Drawn primarily from the Museum’s permanent collection of modern Latin American art—one of the most comprehensive collections of its kind in any public institution—nearly all of the 32 works on view have been acquired by the Museum over the last five years through the Caribbean Art Fund, a special initiative of the Museum and Fundación Gego. Established in 2010, the goal of this fund is to research, promote, and collect works by artists from the greater Caribbean. Since its inception, the Caribbean Art Fund has sponsored the acquisition of 37 major works by artists from Colombia, Cuba, and Venezuela.
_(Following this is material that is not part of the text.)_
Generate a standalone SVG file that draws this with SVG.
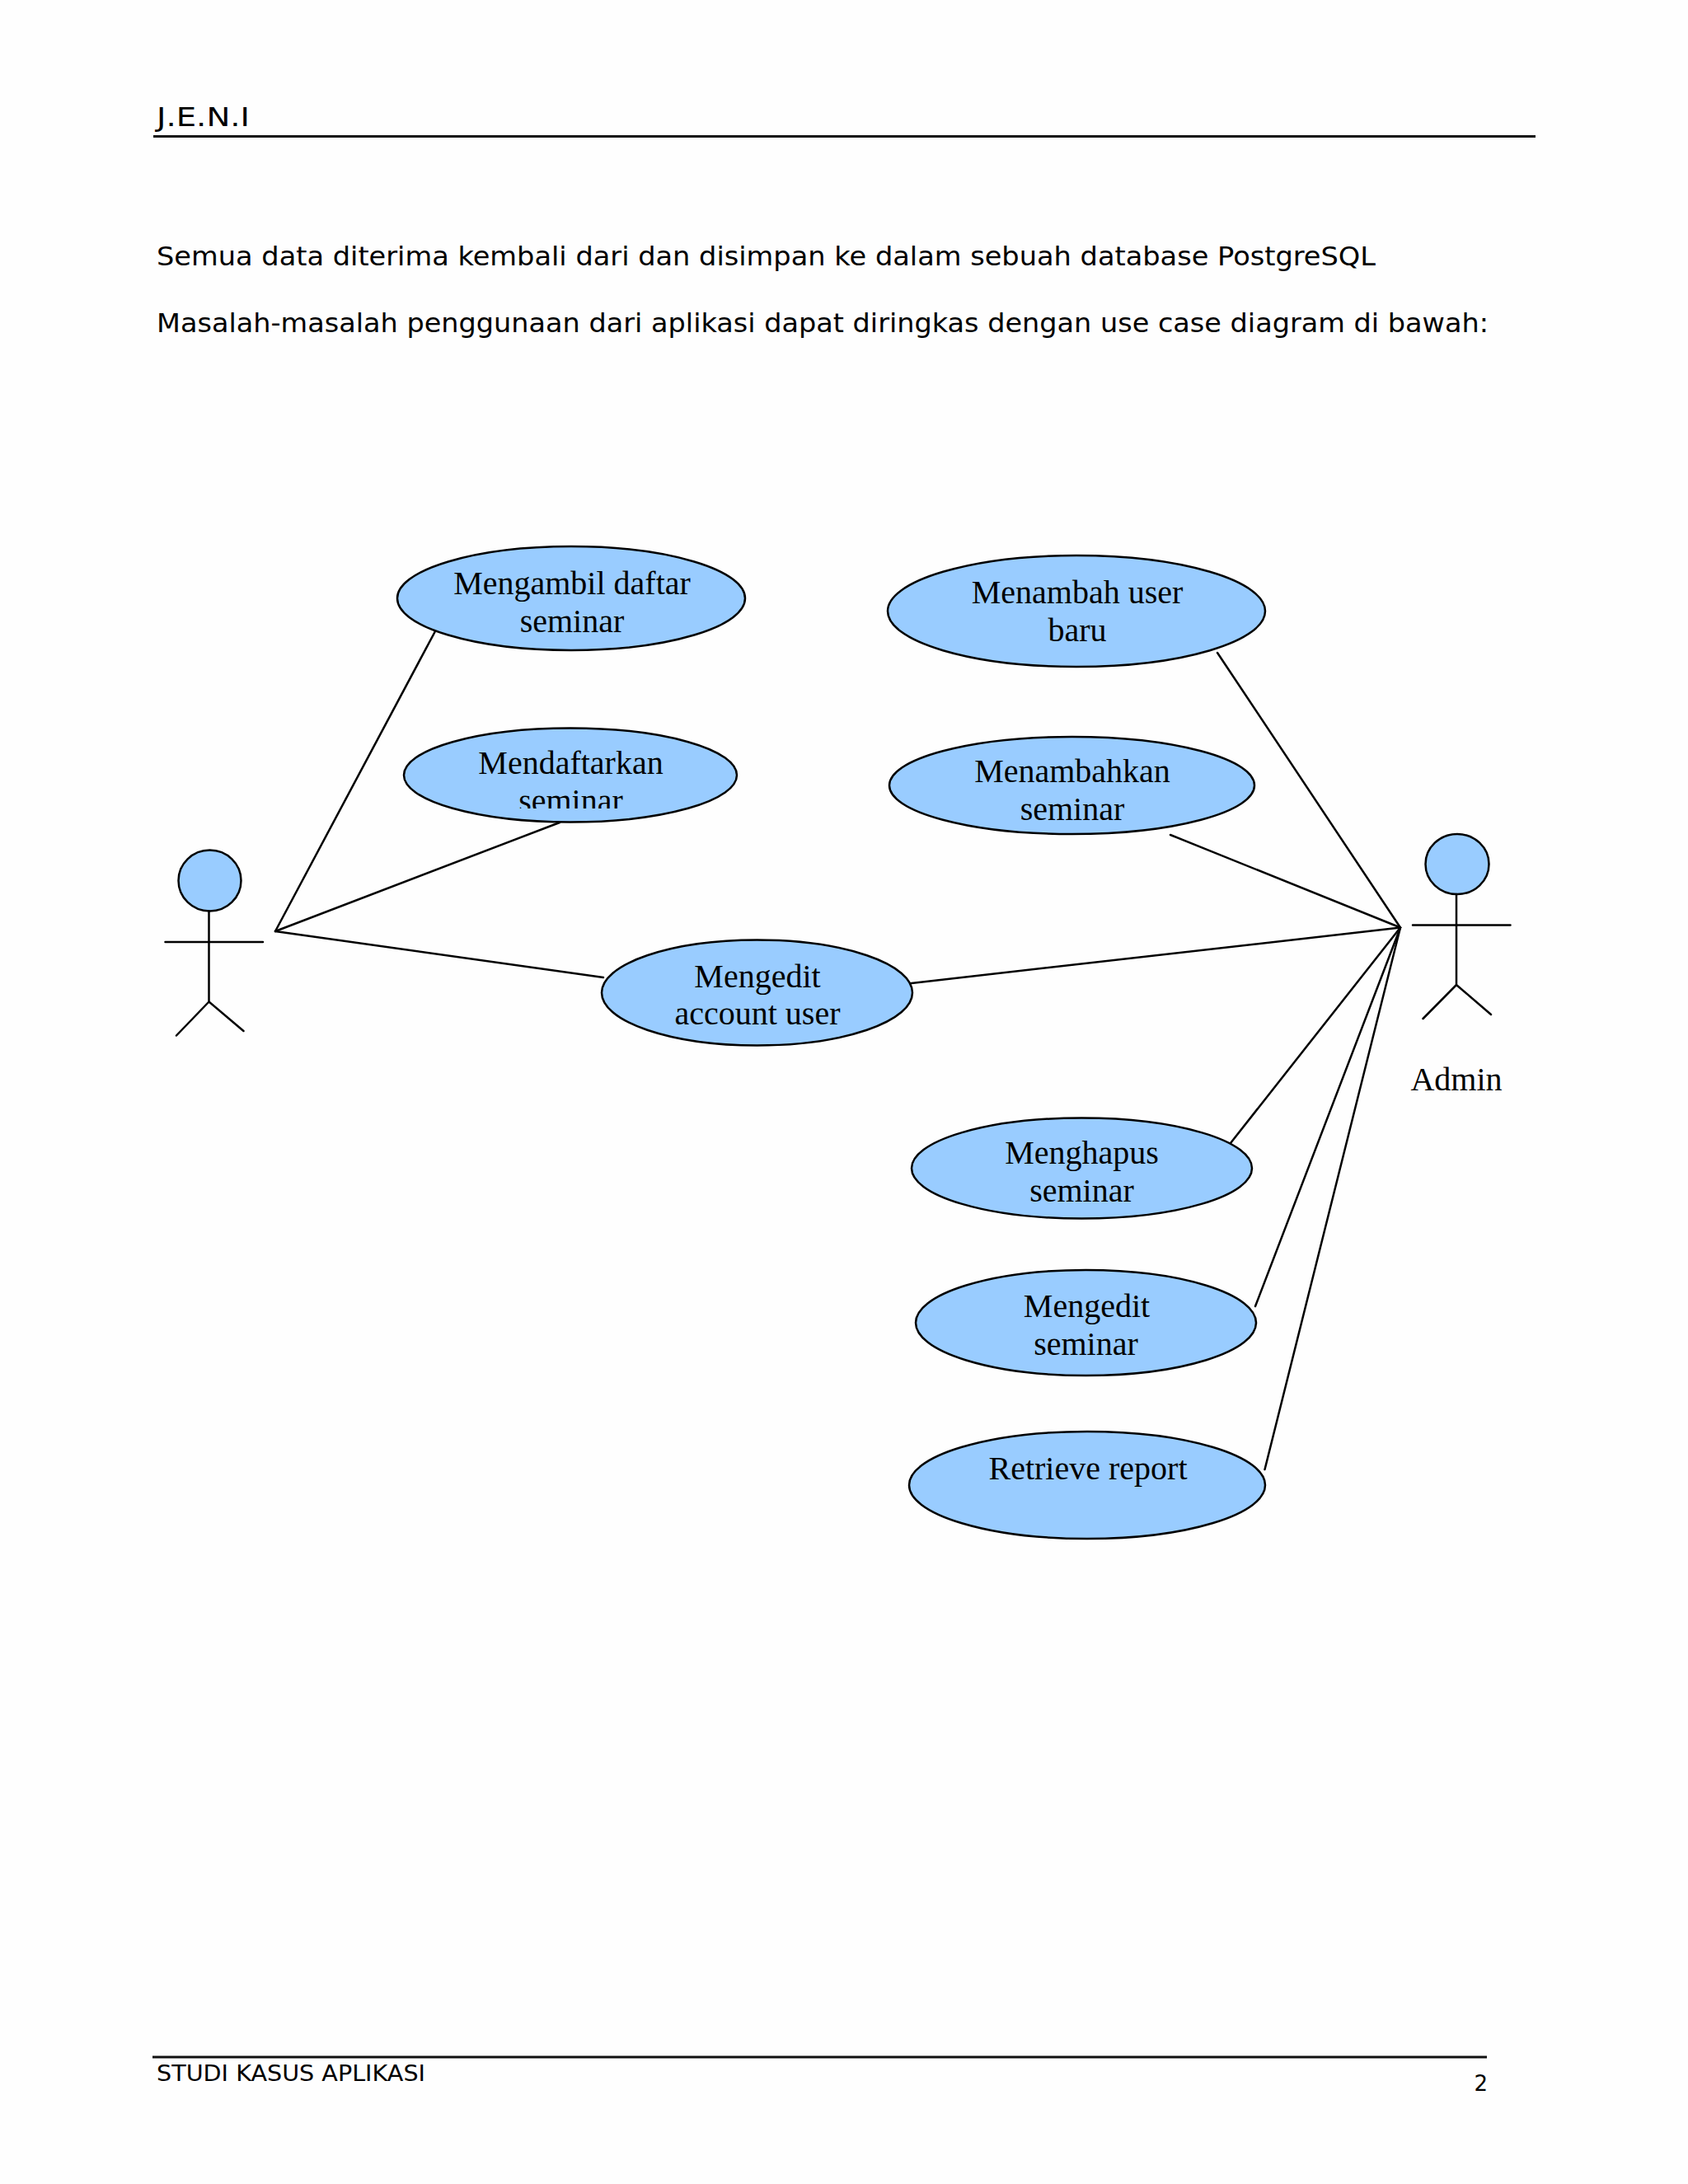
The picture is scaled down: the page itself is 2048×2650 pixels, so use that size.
<svg xmlns="http://www.w3.org/2000/svg" width="2048" height="2650" viewBox="0 0 2048 2650">
<style>
.doc{font-family:"DejaVu Sans","Liberation Sans",sans-serif;fill:#000}
.uc{font-family:"Liberation Serif","Times New Roman",serif;font-size:40px;fill:#000;text-anchor:middle}
.shape{fill:#99ccff;stroke:#000;stroke-width:2.5}
.stick{fill:none;stroke:#000;stroke-width:2.5;stroke-linecap:round}
.rule{stroke:#111;stroke-width:3}
</style>
<defs><clipPath id="clipSeminar"><rect x="560" y="940" width="270" height="41"/></clipPath></defs>
<rect width="2048" height="2650" fill="#fefefe"/>
<g id="page">
<text class="doc" x="190" y="153" font-size="32" textLength="113" lengthAdjust="spacingAndGlyphs">J.E.N.I</text>
<line class="rule" x1="186" y1="165.5" x2="1863" y2="165.5"/>
<text class="doc" x="190" y="322" font-size="32" textLength="1479" lengthAdjust="spacingAndGlyphs">Semua data diterima kembali dari dan disimpan ke dalam sebuah database PostgreSQL</text>
<text class="doc" x="190" y="403" font-size="32" textLength="1616" lengthAdjust="spacingAndGlyphs">Masalah-masalah penggunaan dari aplikasi dapat diringkas dengan use case diagram di bawah:</text>
<line class="rule" x1="185" y1="2496" x2="1804" y2="2496"/>
<text class="doc" x="190" y="2525" font-size="26" textLength="326" lengthAdjust="spacingAndGlyphs">STUDI KASUS APLIKASI</text>
<text class="doc" x="1805" y="2537" font-size="26" text-anchor="end">2</text>
</g>
<g id="connectors" class="stick">
<line x1="334" y1="1130" x2="528" y2="766"/>
<line x1="334" y1="1130" x2="679" y2="998"/>
<line x1="334" y1="1130" x2="732" y2="1186"/>
<line x1="1699" y1="1125.5" x2="1477" y2="792"/>
<line x1="1699" y1="1125.5" x2="1420" y2="1013"/>
<line x1="1699" y1="1125.5" x2="1106" y2="1193"/>
<line x1="1699" y1="1125.5" x2="1493" y2="1387"/>
<line x1="1699" y1="1125.5" x2="1523" y2="1585"/>
<line x1="1699" y1="1125.5" x2="1534.5" y2="1783"/>
</g>
<g id="actor-user">
<ellipse class="shape" cx="254.5" cy="1068.5" rx="38" ry="37"/>
<path class="stick" d="M253.5 1105.5V1215.5M200.5 1143H319M253.5 1215.5L214 1256.5M253.5 1215.5L295.5 1251"/>
</g>
<g id="actor-admin">
<ellipse class="shape" cx="1768" cy="1048.5" rx="38.5" ry="36.5"/>
<path class="stick" d="M1767 1085V1195M1714 1122.5H1832.5M1767 1195L1726.5 1236M1767 1195L1809 1231"/>
<text class="uc" x="1767" y="1323">Admin</text>
</g>
<g id="uc-mengambil">
<ellipse class="shape" cx="693" cy="726" rx="211" ry="63"/>
<text class="uc" x="694" y="720.5">Mengambil daftar</text>
<text class="uc" x="694" y="766.5">seminar</text>
</g>
<g id="uc-mendaftarkan">
<ellipse class="shape" cx="692" cy="940.5" rx="202" ry="57"/>
<text class="uc" x="692.5" y="939">Mendaftarkan</text>
<text class="uc" x="692.5" y="985" clip-path="url(#clipSeminar)">seminar</text>
</g>
<g id="uc-mengedit-account">
<ellipse class="shape" cx="918.5" cy="1204.5" rx="188.5" ry="64"/>
<text class="uc" x="919" y="1197.5">Mengedit</text>
<text class="uc" x="919" y="1243">account user</text>
</g>
<g id="uc-menambah-user">
<ellipse class="shape" cx="1306" cy="741.5" rx="229" ry="67.5"/>
<text class="uc" x="1307" y="732">Menambah user</text>
<text class="uc" x="1307" y="778">baru</text>
</g>
<g id="uc-menambahkan-seminar">
<ellipse class="shape" cx="1300.5" cy="953" rx="221.5" ry="59"/>
<text class="uc" x="1301" y="949">Menambahkan</text>
<text class="uc" x="1301" y="994.5">seminar</text>
</g>
<g id="uc-menghapus">
<ellipse class="shape" cx="1312.5" cy="1417.5" rx="206.5" ry="61"/>
<text class="uc" x="1312.5" y="1412">Menghapus</text>
<text class="uc" x="1312.5" y="1458">seminar</text>
</g>
<g id="uc-mengedit-seminar">
<ellipse class="shape" cx="1317.5" cy="1605" rx="206.5" ry="64"/>
<text class="uc" x="1318.5" y="1598">Mengedit</text>
<text class="uc" x="1317.5" y="1644">seminar</text>
</g>
<g id="uc-retrieve">
<ellipse class="shape" cx="1319" cy="1802" rx="216" ry="65"/>
<text class="uc" x="1320" y="1795">Retrieve report</text>
</g>
</svg>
Works by Central American artists are presently under consideration.

“While the Latin American art department has an international reputation for its unrivaled Modernist and Constructivist collection, Contingent Beauty demonstrates the breadth of the Museum’s holdings of contemporary Latin American and Caribbean art,” said MFAH director Gary Tinterow. “With this installation, we invite Museum visitors to discover artists active in the region today, many of whom have made significant contributions to the global art scene.”

“In the hands of these artists, the work of art—while formally sophisticated and seductive—becomes not an end in itself but a tool to heighten viewers’ awareness of critical factor shaping their everyday environment,” said Ramírez. “The works employ conceptual, sensory- based or interactive strategies that playfully elicit the viewer’s active participation. As visitors become key elements in unfolding the work’s meaning, this exhibition promises to provide them with an exciting, fun-filled, and eye-opening experience.”

In addition to artists whose works were acquired through the Caribbean Art Fund, Contingent Beauty features works by exceptional mid-career Latin American artists, generating a dynamic dialogue that cuts across chronological and geographic borders. Featured artists include Tania Bruguera (Cuba), Johanna Calle (Colombia), Yoan Capote (Cuba), María Fernanda Cardoso (Colombia), Los Carpinteros (Cuba), José Gabriel Fernández (Venezuela), Magdalena Fernández (Venezuela), Víctor Grippo (Argentina), Carmela Gross (Brazil), Grupo Mondongo (Argentina), Guillermo Kuitca (Argentina), Oscar Muñoz (Colombia), Roberto Obregón (Venezuela), Gabriel Orozco (Mexico), José Alejandro Restrepo (Colombia), Miguel Ángel Ríos (Argentina-Mexico), Miguel Ángel Rojas (Colombia), Teresa Serrano (Mexico), Regina Silveira (Brazil), Javier Téllez (Venezuela), and Tunga (Brazil).

The artists in Contingent Beauty intertwine aesthetic refinement with biting critiques of timely issues grounded in the complex realities of Latin America and its long history of colonization, political repression, and economic crisis. These issues range from poverty, violence, gender, government corruption, and globalization, to the war on drugs and the legacy of colonialism. The “beauty” of these works is contingent upon contextual interpretation. Each piece harbors a tension between opposing elements, such as beauty and violence, seduction and repulsion, or elegance and brutality.